I look over my shoulder and see his flaming eyes. I wiggle my rump and call him to me and he is unable to stand back from me and deny my lust, even at this time. He never could refuse me, not after his first capitulation. I tell him that I want him one last time. I tell him to fuck me and send me to my death impaled upon his cock. He shakes his head but his prick has grown and demands its freedom. His chest is heaving and this tears fall but his huge length is out and he feeds it into me, stretching me to my limits and driving it home. I cry out my love and he fucks me, wriggling to smear his beast with my precious juice, so that he might slap against me without causing me any pain. But I feel no hurt or fright, only the bliss of his beautiful big prick. He flashes his sword across them once more as their insulting clamour grows. Never have they seen such an atrocity before the eyes of God. Never have I felt so free and exhilarated. He pumps against me and I feel and hear my little bum slap and judder. I know it is this he cannot resist; if ever I felt his reluctance I know I only had to bend over.
He drives me quickly towards my finish and I am desperate to feel his spurt. There are more voices and orders barked above the noise of my squelching young puss and slapping bottom. Then he roars and I feel a splash of warmth soaking the fabric of my back. I look around again and see the lance dripping his blood, driven right through his chest.
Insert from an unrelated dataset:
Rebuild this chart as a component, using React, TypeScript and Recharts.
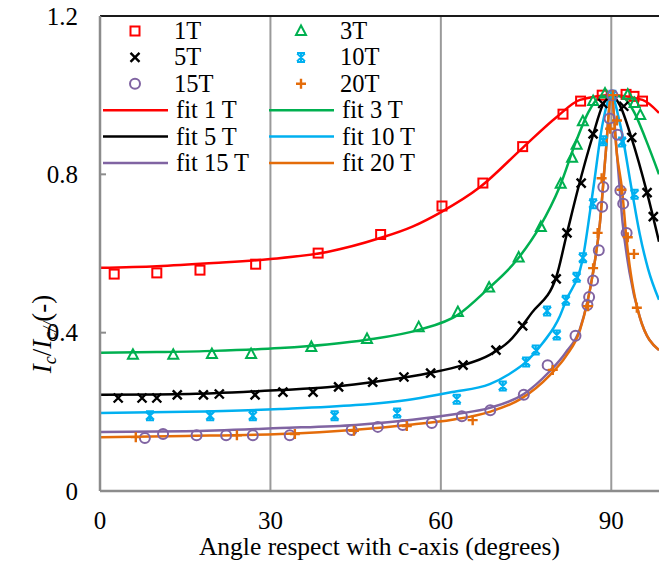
import React from "react";
import {
  ComposedChart,
  Line,
  Scatter,
  XAxis,
  YAxis,
  ReferenceLine,
  Legend,
} from "recharts";

// measured points, [angle, Ic/Ic//]
const data1T = [
  [2.5, 0.548], [10, 0.551], [17.6, 0.558], [27.4, 0.573], [38.4, 0.601],
  [49.4, 0.648], [60.2, 0.72], [67.4, 0.778], [74.4, 0.87], [81.5, 0.952],
  [84.6, 0.985], [88.4, 1.0], [92.6, 1.002], [94.0, 0.997], [95.5, 0.985],
];
const data3T = [
  [5.8, 0.344], [12.9, 0.344], [19.7, 0.346], [26.6, 0.346], [37.2, 0.364],
  [47, 0.384], [56.1, 0.414], [63, 0.452], [68.5, 0.514], [73.7, 0.59],
  [77.6, 0.667], [81.1, 0.776], [83.1, 0.842], [83.9, 0.875], [85, 0.934],
  [86.8, 0.985], [88.9, 1.004], [92.9, 1.001], [94.1, 0.98], [95.1, 0.95],
];
const data5T = [
  [3.2, 0.235], [7.4, 0.235], [10, 0.235], [13.6, 0.243], [18.2, 0.243],
  [21, 0.245], [27.3, 0.243], [32.2, 0.25], [37.5, 0.25], [42, 0.263],
  [48, 0.275], [53.5, 0.288], [58.2, 0.298], [63.9, 0.318], [69.7, 0.356],
  [74.4, 0.417], [80.3, 0.536], [82.2, 0.652], [84.7, 0.778], [86.8, 0.902],
  [88.5, 0.979], [92.2, 0.972], [93.6, 0.893], [96.3, 0.754], [97.4, 0.693],
];
const data10T = [
  [8.8, 0.19], [19.4, 0.19], [26.9, 0.19], [41.3, 0.19], [52.3, 0.197],
  [62.8, 0.232], [70.9, 0.265], [75, 0.326], [76.7, 0.356], [78.7, 0.455],
  [80.4, 0.394], [82, 0.482], [83.9, 0.54], [85, 0.589], [86.8, 0.726],
  [88.6, 0.885], [90.2, 1.0], [91.9, 0.882], [94.1, 0.75],
];
const data15T = [
  [7.9, 0.134], [11.1, 0.144], [17, 0.141], [22.2, 0.141], [26.9, 0.141],
  [33.4, 0.141], [44.3, 0.154], [48.9, 0.162], [53.3, 0.167], [58.4, 0.172],
  [63.7, 0.189], [68.7, 0.204], [74.6, 0.243], [78.8, 0.318], [83.7, 0.392],
  [85.8, 0.47], [86.1, 0.49], [86.8, 0.532], [87.8, 0.608], [88.4, 0.718],
  [88.6, 0.768], [89.7, 0.941], [90.2, 1.0], [91.1, 0.9], [91.6, 0.759],
  [92.1, 0.726], [92.7, 0.652],
];
const data20T = [
  [6.3, 0.136], [24.1, 0.141], [34.3, 0.144], [44.7, 0.152], [54, 0.164],
  [65.6, 0.179], [79.7, 0.306], [85.9, 0.467], [86.8, 0.563], [87.6, 0.652],
  [88.3, 0.79], [89.8, 0.915], [90.3, 1.0], [91, 0.936], [91.8, 0.761],
  [92.9, 0.641], [94, 0.599], [94.5, 0.463],
];

// fitted curves
const fit1T = [
  [0, 0.564], [10, 0.568], [20, 0.576], [30, 0.586], [40, 0.604],
  [49.3, 0.639], [55, 0.668], [60.2, 0.706], [66.9, 0.768], [74.4, 0.867],
  [80.4, 0.945], [84.5, 0.988], [90, 1.0], [95.5, 0.988], [98.4, 0.955],
];
const fit3T = [
  [0, 0.349], [10, 0.351], [20, 0.354], [31.7, 0.361], [40, 0.37],
  [47, 0.382], [56.1, 0.407], [63, 0.445], [68.1, 0.508], [73.4, 0.584],
  [77.4, 0.667], [80.9, 0.768], [83.9, 0.887], [86, 0.958], [88, 0.995],
  [90, 1.0], [92, 0.995], [94, 0.958], [96.1, 0.887], [98.4, 0.8],
];
const fit5T = [
  [0, 0.243], [10, 0.244], [20, 0.247], [31.7, 0.255], [40, 0.262],
  [50, 0.279], [58, 0.298], [63.9, 0.318], [68.6, 0.344], [72, 0.378],
  [76, 0.45], [80.3, 0.54], [82.1, 0.645], [84.1, 0.761], [86.8, 0.9],
  [88.5, 0.975], [90, 1.0], [91.5, 0.975], [93.6, 0.89], [96.3, 0.753],
  [98.4, 0.63],
];
const fit10T = [
  [0, 0.197], [15, 0.2], [31.7, 0.207], [45, 0.217], [55, 0.232],
  [62, 0.25], [68.6, 0.27], [72, 0.295], [75, 0.326], [78, 0.375],
  [80.9, 0.44], [82, 0.48], [85, 0.589], [86.8, 0.761], [88.5, 0.93],
  [90, 1.0], [91.5, 0.93], [93.6, 0.761], [95, 0.65], [96.5, 0.56],
  [98.4, 0.483],
];
const fit15T = [
  [0, 0.149], [15, 0.151], [31.7, 0.159], [45, 0.167], [55, 0.18],
  [63, 0.195], [68.6, 0.21], [74.6, 0.245], [79, 0.3], [82, 0.35],
  [84.5, 0.41], [86.8, 0.553], [88, 0.677], [89, 0.85], [90, 1.0],
  [91, 0.85], [92, 0.677], [93.2, 0.553], [95, 0.44], [98.4, 0.356],
];
const fit20T = [
  [0, 0.136], [15, 0.139], [31.7, 0.144], [45, 0.155], [55, 0.168],
  [62, 0.18], [68.6, 0.2], [74, 0.232], [79.2, 0.293], [82, 0.34],
  [84.5, 0.407], [86.8, 0.553], [88, 0.677], [89, 0.85], [90, 1.0],
  [91, 0.85], [91.9, 0.761], [92.7, 0.634], [95, 0.44], [98.4, 0.356],
];

const xTicks = [0, 30, 60, 90];
const yTicks = [0, 0.4, 0.8, 1.2];
const xGrid = [30, 60, 90];

const FONT = "'Liberation Serif', 'Times New Roman', serif";
const AXIS_GRAY = "#8c8c8c";

const toPts = (arr: number[][]) => arr.map(([x, y]) => ({ x, y }));

type MarkerKind = "square" | "triangle" | "cross" | "star" | "circle" | "plus";

function Marker({ kind, cx, cy, color }: { kind: MarkerKind; cx: number; cy: number; color: string }) {
  const sw = 2;
  switch (kind) {
    case "square":
      return <rect x={cx - 4.5} y={cy - 4.5} width={9} height={9} fill="none" stroke={color} strokeWidth={sw} />;
    case "triangle":
      return (
        <polygon
          points={`${cx},${cy - 5.5} ${cx - 5},${cy + 4} ${cx + 5},${cy + 4}`}
          fill="none"
          stroke={color}
          strokeWidth={sw}
        />
      );
    case "cross":
      return (
        <path
          d={`M${cx - 4.5},${cy - 4.5}L${cx + 4.5},${cy + 4.5}M${cx - 4.5},${cy + 4.5}L${cx + 4.5},${cy - 4.5}`}
          stroke={color}
          strokeWidth={2.4}
        />
      );
    case "star":
      return (
        <path
          d={`M${cx - 4},${cy - 4}L${cx + 4},${cy + 4}M${cx - 4},${cy + 4}L${cx + 4},${cy - 4}M${cx},${cy - 4.5}L${cx},${cy + 4.5}M${cx - 4},${cy - 4.5}L${cx + 4},${cy - 4.5}M${cx - 4},${cy + 4.5}L${cx + 4},${cy + 4.5}`}
          stroke={color}
          strokeWidth={2}
        />
      );
    case "circle":
      return <circle cx={cx} cy={cy} r={5} fill="none" stroke={color} strokeWidth={sw} />;
    case "plus":
      return (
        <path
          d={`M${cx - 5},${cy}L${cx + 5},${cy}M${cx},${cy - 5}L${cx},${cy + 5}`}
          stroke={color}
          strokeWidth={2.4}
        />
      );
  }
}

const RED = "#ff0000";
const GREEN = "#00b050";
const BLACK = "#000000";
const CYAN = "#00b0f0";
const PURPLE = "#8064a2";
const ORANGE = "#e46c0a";

const measured = [
  { name: "1T", data: data1T, color: RED, kind: "square" as MarkerKind },
  { name: "3T", data: data3T, color: GREEN, kind: "triangle" as MarkerKind },
  { name: "5T", data: data5T, color: BLACK, kind: "cross" as MarkerKind },
  { name: "10T", data: data10T, color: CYAN, kind: "star" as MarkerKind },
  { name: "15T", data: data15T, color: PURPLE, kind: "circle" as MarkerKind },
  { name: "20T", data: data20T, color: ORANGE, kind: "plus" as MarkerKind },
];

const fits = [
  { name: "fit 1 T", data: fit1T, color: RED },
  { name: "fit 3 T", data: fit3T, color: GREEN },
  { name: "fit 5 T", data: fit5T, color: BLACK },
  { name: "fit 10 T", data: fit10T, color: CYAN },
  { name: "fit 15 T", data: fit15T, color: PURPLE },
  { name: "fit 20 T", data: fit20T, color: ORANGE },
];

function XTick(props: any) {
  const { x, y, payload } = props;
  return (
    <text x={x} y={y} textAnchor="middle" fontFamily={FONT} fontSize={25} fill="#000">
      {payload.value}
    </text>
  );
}

function YTick(props: any) {
  const { x, y, payload } = props;
  const v = payload.value;
  return (
    <g>
      <text x={x} y={y + 8.5} textAnchor="end" fontFamily={FONT} fontSize={25} fill="#000">
        {v === 0 ? "0" : v.toFixed(1)}
      </text>
      {v > 0 && v < 1.2 && (
        <line x1={x + 22} x2={x + 28} y1={y} y2={y} stroke={AXIS_GRAY} strokeWidth={2} />
      )}
    </g>
  );
}

function ChartLegend() {
  const colX = [0, 166];
  const rowY = (i: number) => 31 + i * 26.4;
  return (
    <svg width={340} height={180} style={{ position: "absolute", left: 100, top: 0 }}>
      {measured.map((s, i) => {
        const c = i % 2;
        const r = Math.floor(i / 2);
        const y = rowY(r);
        return (
          <g key={s.name}>
            <Marker kind={s.kind} cx={colX[c] + 35} cy={y} color={s.color} />
            <text x={colX[c] + 74} y={y + 8} fontFamily={FONT} fontSize={24.5}>
              {s.name}
            </text>
          </g>
        );
      })}
      {fits.map((s, i) => {
        const c = i % 2;
        const r = 3 + Math.floor(i / 2);
        const y = rowY(r);
        return (
          <g key={s.name}>
            <line x1={colX[c] + 3} x2={colX[c] + 68} y1={y} y2={y} stroke={s.color} strokeWidth={2.5} />
            <text x={colX[c] + 76} y={y + 8} fontFamily={FONT} fontSize={24.5}>
              {s.name}
            </text>
          </g>
        );
      })}
    </svg>
  );
}

function YLabel() {
  return (
    <text
      transform="translate(51,334) rotate(-90)"
      textAnchor="middle"
      fontFamily={FONT}
      fontSize={27}
      fill="#000"
    >
      <tspan fontStyle="italic">I</tspan>
      <tspan fontStyle="italic" fontSize={18} dy={5}>c</tspan>
      <tspan dy={-5}>/</tspan>
      <tspan fontStyle="italic">I</tspan>
      <tspan fontStyle="italic" fontSize={18} dy={5}>c//</tspan>
      <tspan dy={-5}>(-)</tspan>
    </text>
  );
}

export default function App() {
  return (
    <div style={{ position: "absolute", left: 0, top: 0, width: 659, height: 562, background: "#fff" }}>
      <ComposedChart width={659} height={562} margin={{ top: 16, right: 0, bottom: 0, left: 0 }}>
        <XAxis
          type="number"
          dataKey="x"
          domain={[0, 98.4]}
          allowDataOverflow
          ticks={xTicks}
          tick={<XTick />}
          tickLine={false}
          tickSize={0}
          tickMargin={38}
          height={71}
          axisLine={{ stroke: AXIS_GRAY, strokeWidth: 2.5 }}
          label={{
            value: "Angle respect with c-axis (degrees)",
            position: "insideBottom",
            offset: 7,
            style: { fontFamily: FONT, fontSize: 25.5, fill: "#000" },
          }}
        />
        <YAxis
          type="number"
          dataKey="y"
          domain={[0, 1.2]}
          ticks={yTicks}
          tick={<YTick />}
          tickLine={false}
          tickSize={0}
          tickMargin={22}
          width={100}
          axisLine={{ stroke: AXIS_GRAY, strokeWidth: 2.5 }}
          label={<YLabel />}
        />
        {xGrid.map((g) => (
          <ReferenceLine key={g} x={g} stroke="#9a9a9a" strokeWidth={2} />
        ))}
        <ReferenceLine y={1.2} stroke="#1a1a1a" strokeWidth={2} />
        {measured.map((s) => (
          <Scatter
            key={s.name}
            name={s.name}
            data={toPts(s.data)}
            dataKey="y"
            isAnimationActive={false}
            shape={(p: any) => <Marker kind={s.kind} cx={p.cx} cy={p.cy} color={s.color} />}
          />
        ))}
        {fits.map((s) => (
          <Line
            key={s.name}
            name={s.name}
            data={toPts(s.data)}
            dataKey="y"
            type="monotone"
            stroke={s.color}
            strokeWidth={2.5}
            dot={false}
            activeDot={false}
            isAnimationActive={false}
          />
        ))}
        <Legend content={() => null} />
      </ComposedChart>
      <ChartLegend />
    </div>
  );
}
The shock bursts inside me but his eyes burn even more than before and fills me with strength and unutterable joy. We will go together after all. Still he fucks me, even though his mouth drips red and his eyes have clouded. He slams into me and I see the second spear emerge from his chest and splash his warm gore onto my back. But he will not stop thrusting and they have used their weapons. He is so close he cannot stop and neither can I. As his pace falters I thrust out against him and wriggle my arse to wring the explosion from him. As I do so I come, loudly, shouting my love this time, smiling, feeling absolutely elated that I have got my final wish. With him almost done I feel him tense and yell once more and then jet his wonderful hot seed deep inside me. I pant and ride him and coax every drop that I can from his dying body. He whispers to me with his dying breaths that he loves me forever and I open my mouth to reply, but I don’t get to speak. I sense a heavy dull blow to the back of my neck, like he has punched me, then I see dark colours flash behind my eyes, and then there is nothing.
I am still the Executioner’s Girl. You might find me strange or sadistic or even a little deranged, but I know she possesses me and imprints her character upon mine. Whether she is back or whether she never left me at all I know she is there now in all her incarnations. I felt her manic need that night I fucked Ariadne. I felt her breath through me when I had that final dream. I am glad she is back too, no matter that this whole tale revolved around my desperate need to be rid of her. But X has gone, Ariadne is not the Goddess I thought her to be and Harvey is nothing to me, and will remain forgotten until I need to use him again. I am now alone with no-one to love, a single girl in a dirty world with a virgin puss and bum the target for cocks and dildos and fingers wherever I go. I have little with which to defend myself except my nerve and my looks, and the deep-set belief that people should do whatever I tell them to do. The naughty sprite inside me may well bring me trouble, but right now I just might need her more than ever.